The owners are the Haida nation, and rather than the Canadian government giving something to a First Nation, the agreement admits that the “Xhaaidlagha Gwaayaai” or the “islands at the end of world,” always belonged to them, a subtle yet powerful difference in the wording of First Nations negotiating.
BC Premier David Eby called the treaty “long overdue” and once signed, will clear the way for half a million hectares (1.3 million acres) of land to be managed by the Haida.
Postal service, shipping lanes, school and community services, private property rights, and local government jurisdiction, will all be unaffected by the agreement, which will essentially outline that the Haida decide what to do with the 200 or so islands and islets.

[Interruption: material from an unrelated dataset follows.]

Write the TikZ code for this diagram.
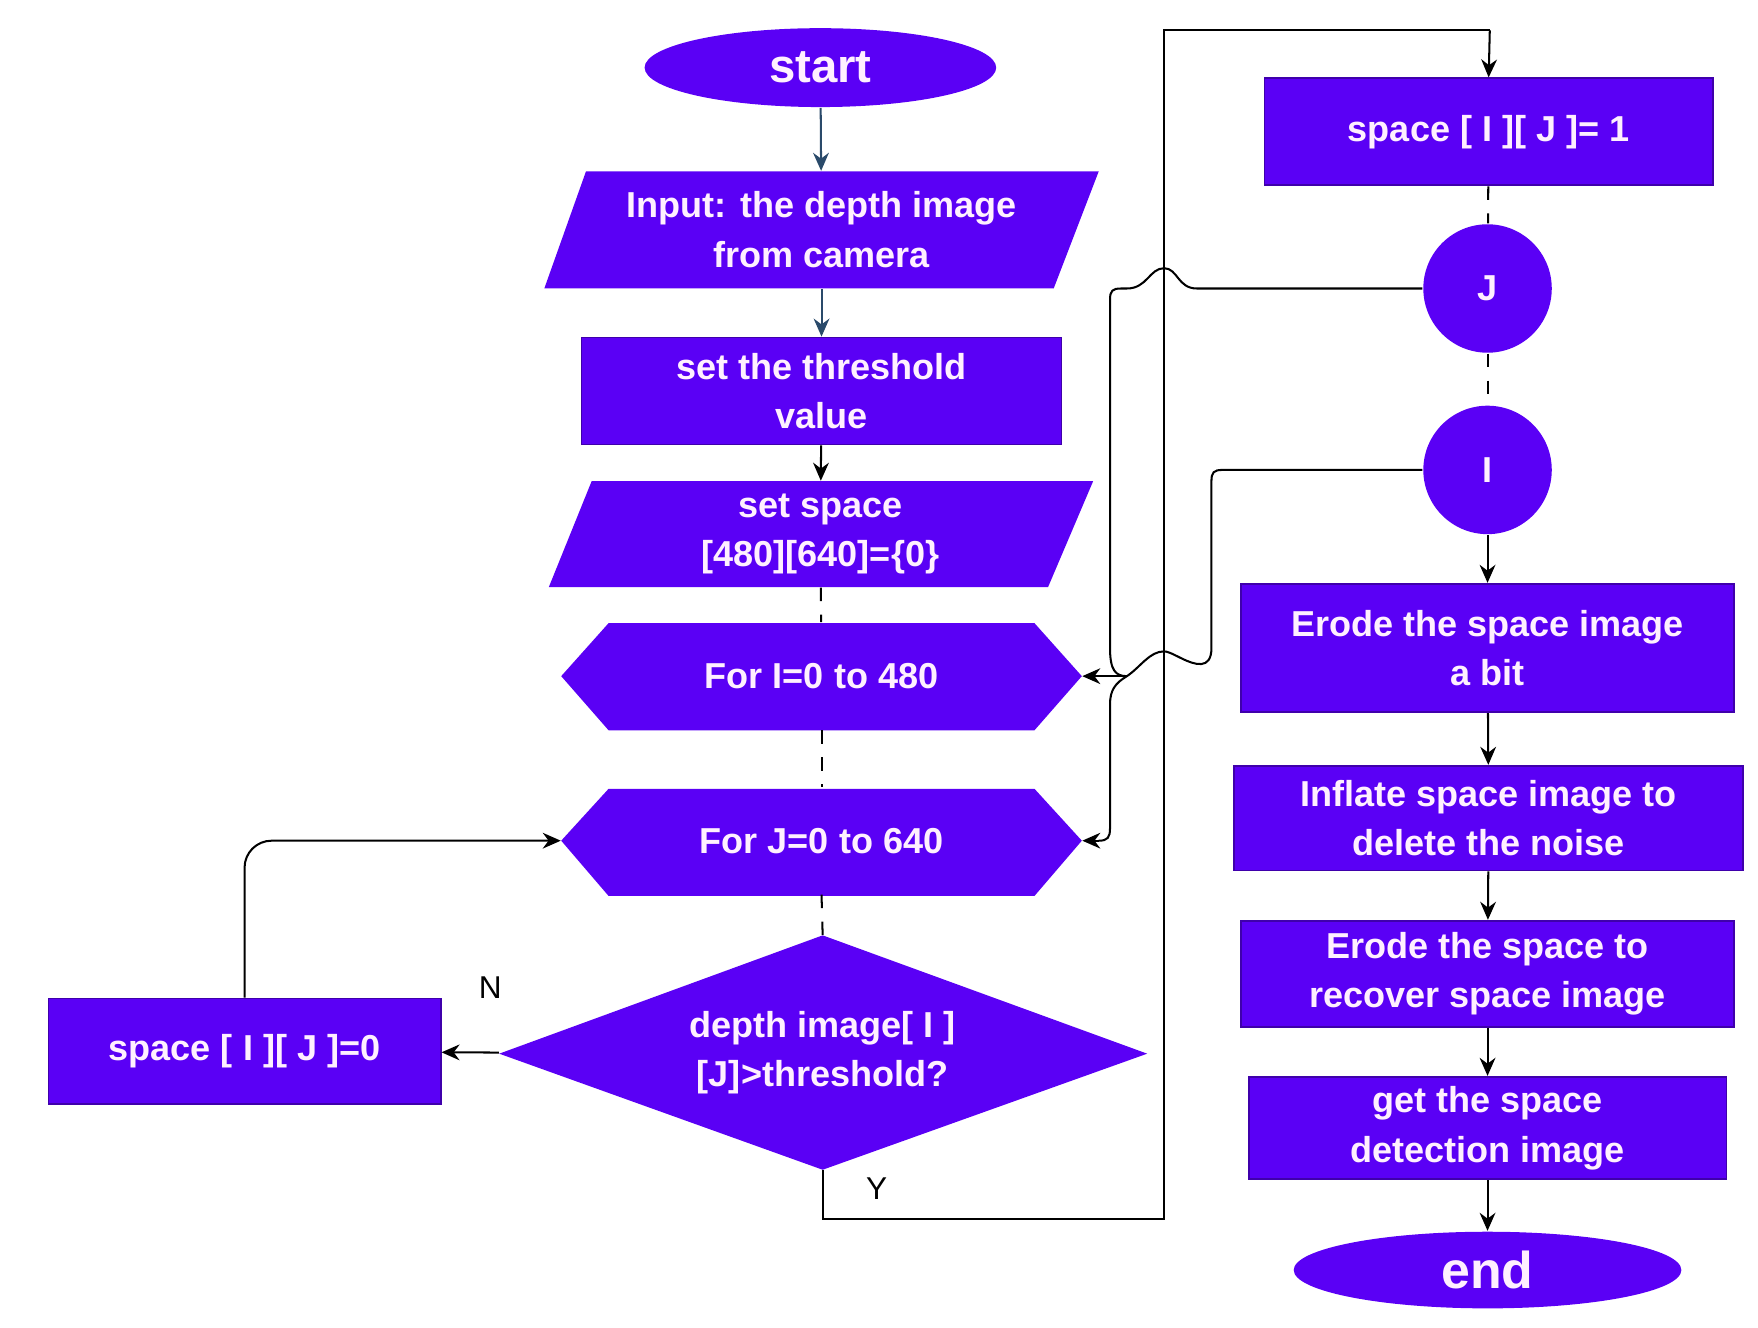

“We could be facing each other in a courtroom, we could have been fighting each other for years and years, but we chose a different path,” said Minister of Indigenous Relations of BC, Murray Rankin at the signing ceremony, who added that it took creativity and courage to “create a better world for our children.”
Indeed, making the agreement outside the courts of the formal treaty process reflects a vastly different way of negotiating than has been the norm for Canada.
“This agreement won’t only raise all boats here on Haida Gwaii – increase opportunity and prosperity for the Haida people and for the whole community and for the whole province – but it will also be an example and another way for nations – not just in British Columbia, but right across Canada – to have their title recognized,” said Eby.
In other words, by deciding this outside court, Eby and the province of BC hope to set a new standard for how such land title agreements are struck."